Let’s get on to some cookin’ and then on to some eatin’!

2 Cups Sugar
1 1/2 Cups vegetable oil
2 Tablespoons vanilla
2 eggs, well beaten
1/2 a lemon
3 Cups all-purpose flour
1 1/2 teaspoons aluminum free baking soda
3 Green Apples, peeled, cored, and chopped

Heat the oven to 325ºF, or 165ºC

Oil and flour a bundt pan.

Put the sugar, oil, vanilla, and beaten eggs in a bowl and beat well.  Squeeze the lemon juice into the mix and beat again.

Ditch the electric beater and use a big wooden spoon to stir the flour mix into the bowl of sugar/oil.
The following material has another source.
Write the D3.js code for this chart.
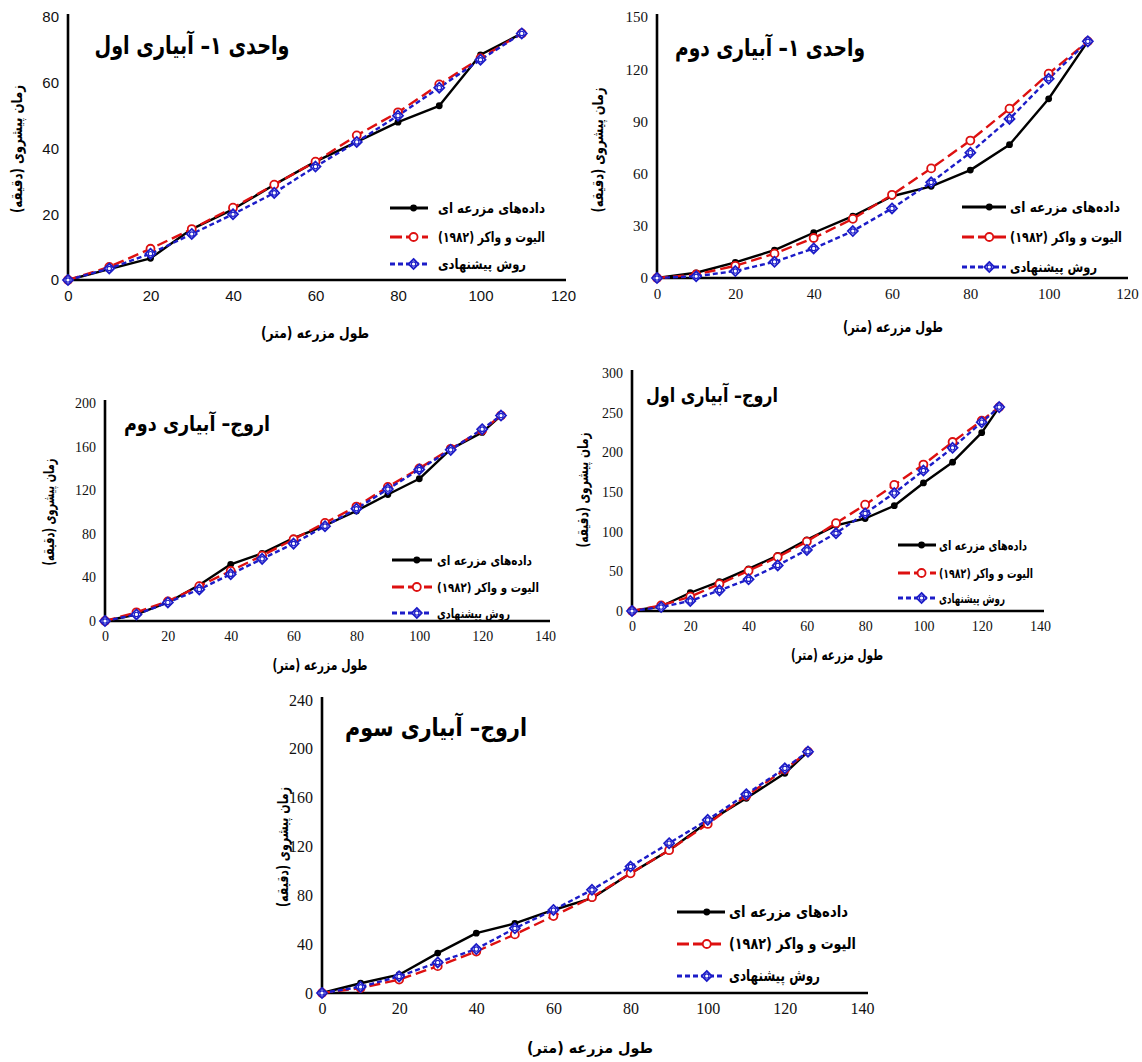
<!DOCTYPE html>
<html><head><meta charset="utf-8">
<script src="https://cdn.jsdelivr.net/npm/d3@7"></script>
<style>body{margin:0;background:#fff}svg{display:block}</style>
</head><body>
<svg id="c" width="1142" height="1062"></svg>
<script>
// ---------- DATA ----------
const xVahed = [0,10,20,30,40,50,60,70,80,90,100,110];
const xOroj  = [0,10,20,30,40,50,60,70,80,90,100,110,120,126];

// واحدی ۱ - آبیاری اول
const p1Field = [0,3.3,6.6,15.5,21.5,29,36,42,48,53,68.5,75];
const p1EW    = [0,4,9.5,15.5,22,29,36,44,51,59.5,67.5,75];
const p1Prop  = [0,3.5,8,14,20,26.5,34.5,42,50,58.5,67,75];
// واحدی ۱ - آبیاری دوم
const p2Field = [0,3,9,16,26,35.5,47,52.7,62,76.6,103,136];
const p2EW    = [0,2,7,14,23,34,47.8,63,79,97.3,117.4,136];
const p2Prop  = [0,1,4,9.3,17,27,40,55,72,91.4,114.5,136];
// اروج - آبیاری دوم
const p3Field = [0,6,17,33,52,62,76,87.6,101,116,130.5,157.7,173,188.5];
const p3EW    = [0,8,18,32,46,60,75,90,105,123,140,158,175,188.5];
const p3Prop  = [0,6,17,29,43,57,71,87,103,121,139,157,176,188.5];
// اروج - آبیاری اول
const p4Field = [0,6,23,37,53,70,89.6,108,116.6,132.7,161.4,187.6,224.8,257];
const p4EW    = [0,7,18,34,50.7,68,87.5,110.7,134,158.9,184.6,213,240,257];
const p4Prop  = [0,5,12.7,26,40,57.5,77,98,123,148.7,177,205.7,238,257];
// اروج - آبیاری سوم
const p5Field = [0,8,15,32.7,49,57,68,77.7,98,117,140,159.5,180,197.7];
const p5EW    = [0,4,11,22,34,48,63,78.5,98,117,138.5,161.5,183,197.7];
const p5Prop  = [0,5,13.6,25,36,53,68,84.5,103.6,122.7,141.8,162.8,184,197.7];

const yTicks1 = [0,20,40,60,80];
const yTicks2 = [0,30,60,90,120,150];
const yTicks3 = [0,40,80,120,160,200];
const yTicks4 = [0,50,100,150,200,250,300];
const yTicks5 = [0,40,80,120,160,200,240];
const xTicksV = [0,20,40,60,80,100,120];
const xTicksO = [0,20,40,60,80,100,120,140];

const titles = ["واحدی ۱– آبیاری اول","واحدی ۱– آبیاری دوم","اروج– آبیاری دوم","اروج– آبیاری اول","اروج– آبیاری سوم"];
const seriesNames = ["داده‌های مزرعه ای","الیوت و واکر (۱۹۸۲)","روش پیشنهادی"];
const xLabel = "طول مزرعه (متر)";
const yLabel = "زمان پیشروی (دقیقه)";

// ---------- LAYOUT ----------
const panels = [
  {x:xVahed, ys:[p1Field,p1EW,p1Prop], xd:120, yd:80, xt:xTicksV, yt:yTicks1, title:titles[0],
   L:68, R:563, T:17, B:280, axEnd:566, tickFont:"Liberation Sans", tickSize:15,
   tx:192, ty:54, ts:25, tw:195, ylx:22, yly:149, ylw:128, xlx:315, xly:338, xlw:108,
   lgX:390, lgL:38, lgT:438, lgW:[107,107,88], lgY:[208,237,264], lgS:14},
  {x:xVahed, ys:[p2Field,p2EW,p2Prop], xd:120, yd:150, xt:xTicksV, yt:yTicks2, title:titles[1],
   L:657, R:1127, T:17, B:278, axEnd:1128, tickFont:"Liberation Serif", tickSize:15,
   tx:770, ty:56, ts:24, tw:190, ylx:603, yly:150, ylw:125, xlx:893, xly:332, xlw:100,
   lgX:962, lgL:44, lgT:1010, lgW:[110,112,87], lgY:[207,237,267], lgS:14},
  {x:xOroj, ys:[p3Field,p3EW,p3Prop], xd:140, yd:200, xt:xTicksO, yt:yTicks3, title:titles[2],
   L:105, R:545, T:403, B:621, axEnd:550, tickFont:"Liberation Serif", tickSize:14,
   tx:197, ty:431, ts:21, tw:146, ylx:54, yly:512, ylw:107, xlx:320, xly:670, xlw:95,
   lgX:392, lgL:40, lgT:437, lgW:[95,102,73], lgY:[560,587,613], lgS:13},
  {x:xOroj, ys:[p4Field,p4EW,p4Prop], xd:140, yd:300, xt:xTicksO, yt:yTicks4, title:titles[3],
   L:632, R:1040, T:373, B:611, axEnd:1044, tickFont:"Liberation Serif", tickSize:14,
   tx:712, ty:402, ts:20, tw:132, ylx:588, yly:490, ylw:115, xlx:837, xly:660, xlw:92,
   lgX:898, lgL:38, lgT:939, lgW:[88,94,66], lgY:[545,573,598], lgS:13},
  {x:xOroj, ys:[p5Field,p5EW,p5Prop], xd:140, yd:240, xt:xTicksO, yt:yTicks5, title:titles[4],
   L:322, R:862, T:700, B:993, axEnd:868, tickFont:"Liberation Serif", tickSize:16,
   tx:436, ty:736, ts:25, tw:182, ylx:288, yly:847, ylw:120, xlx:590, xly:1053, xlw:126,
   lgX:677, lgL:48, lgT:729, lgW:[119,127,91], lgY:[912,944,976], lgS:16}
];

const styles = [
  {color:"#000000", dash:null, w:2.4, marker:"dot"},
  {color:"#dd1010", dash:"11,5", w:2.4, marker:"circle"},
  {color:"#1c1cc8", dash:"5,3", w:2.4, marker:"diamond"}
];
const faFont = "'DejaVu Sans', sans-serif";

const svg = d3.select("#c");

function drawMarker(g, type, cx, cy, st) {
  const r = 4;
  if (type==="dot") {
    g.append("circle").attr("cx",cx).attr("cy",cy).attr("r",3.4).attr("fill",st.color);
  } else if (type==="circle") {
    g.append("circle").attr("cx",cx).attr("cy",cy).attr("r",r).attr("fill","#fff")
      .attr("stroke",st.color).attr("stroke-width",1.8);
  } else {
    g.append("path").attr("d",`M${cx},${cy-r-1}L${cx+r+1},${cy}L${cx},${cy+r+1}L${cx-r-1},${cy}Z`)
      .attr("fill","#fff").attr("stroke",st.color).attr("stroke-width",1.8);
    g.append("circle").attr("cx",cx).attr("cy",cy).attr("r",r*0.55).attr("fill","none")
      .attr("stroke",st.color).attr("stroke-width",1.2);
  }
}

function faText(g, x, y, str, size, width, anchor) {
  return g.append("text").attr("x",x).attr("y",y).attr("text-anchor",anchor||"middle")
    .attr("font-family",faFont).attr("font-weight","bold").attr("font-size",size)
    .attr("fill","#000").attr("textLength",width).attr("lengthAdjust","spacingAndGlyphs")
    .text(str);
}

panels.forEach(p => {
  const g = svg.append("g");
  const xs = d3.scaleLinear().domain([0,p.xd]).range([p.L,p.R]);
  const ys = d3.scaleLinear().domain([0,p.yd]).range([p.B,p.T]);

  // tick labels
  const ax = g.append("g").attr("transform",`translate(0,${p.B})`)
    .call(d3.axisBottom(xs).tickValues(p.xt).tickSize(0).tickPadding(10));
  ax.select(".domain").remove();
  ax.selectAll("text").attr("font-family",p.tickFont).attr("font-size",p.tickSize).attr("fill","#111");
  const ay = g.append("g").attr("transform",`translate(${p.L},0)`)
    .call(d3.axisLeft(ys).tickValues(p.yt).tickSize(0).tickPadding(9));
  ay.select(".domain").remove();
  ay.selectAll("text").attr("font-family",p.tickFont).attr("font-size",p.tickSize).attr("fill","#111");

  // axis lines
  g.append("line").attr("x1",p.L).attr("x2",p.L).attr("y1",p.T-3).attr("y2",p.B+1)
    .attr("stroke","#000").attr("stroke-width",2.6);
  g.append("line").attr("x1",p.L).attr("x2",p.axEnd).attr("y1",p.B).attr("y2",p.B)
    .attr("stroke","#000").attr("stroke-width",2.6);

  // series
  const line = d3.line().x((d,i)=>xs(p.x[i])).y(d=>ys(d));
  p.ys.forEach((vals,si) => {
    const st = styles[si];
    g.append("path").datum(vals).attr("d",line).attr("fill","none")
      .attr("stroke",st.color).attr("stroke-width",st.w)
      .attr("stroke-dasharray",st.dash).attr("stroke-linejoin","round");
  });
  p.ys.forEach((vals,si) => {
    const st = styles[si];
    const mg = g.append("g");
    vals.forEach((v,i)=>drawMarker(mg, st.marker, xs(p.x[i]), ys(v), st));
  });

  // title
  faText(g, p.tx, p.ty, p.title, p.ts, p.tw);

  // axis labels
  faText(g, p.xlx, p.xly, xLabel, 15, p.xlw);
  faText(g, 0, 0, yLabel, 15, p.ylw).attr("transform",`translate(${p.ylx},${p.yly}) rotate(-90)`);

  // legend
  seriesNames.forEach((name,si) => {
    const st = styles[si];
    const y = p.lgY[si];
    g.append("line").attr("x1",p.lgX).attr("x2",p.lgX+p.lgL).attr("y1",y).attr("y2",y)
      .attr("stroke",st.color).attr("stroke-width",3)
      .attr("stroke-dasharray",st.dash ? (si===1?"12,4":"5,3") : null);
    drawMarker(g, st.marker, p.lgX+p.lgL*0.62, y, st);
    faText(g, p.lgT, y+5, name, p.lgS, p.lgW[si], "start");
  });
});
</script>
</body></html>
The dough will be stiff, but not to worry.  Now add the chopped apples and stir well.

Put the dough into the bundt pan and pop it in the oven.  Bake for 1 1/4 to 1 1/2 hours.  When a knife comes out clean, the cake is ready.  Slip a knife around the inside of the pan, and then let the cake rest for about ten minutes.  Now invert the pan on a plate and the cake will come out cleanly.  The aroma is going to tantalize your nostrils and take your kitchen back to grandma’s glory days!

Time to brew some coffee, slice some cake and lock the door to keep out the nosey neighbors and those suddenly hungry health addicts who just raced back from the rabbit hutch.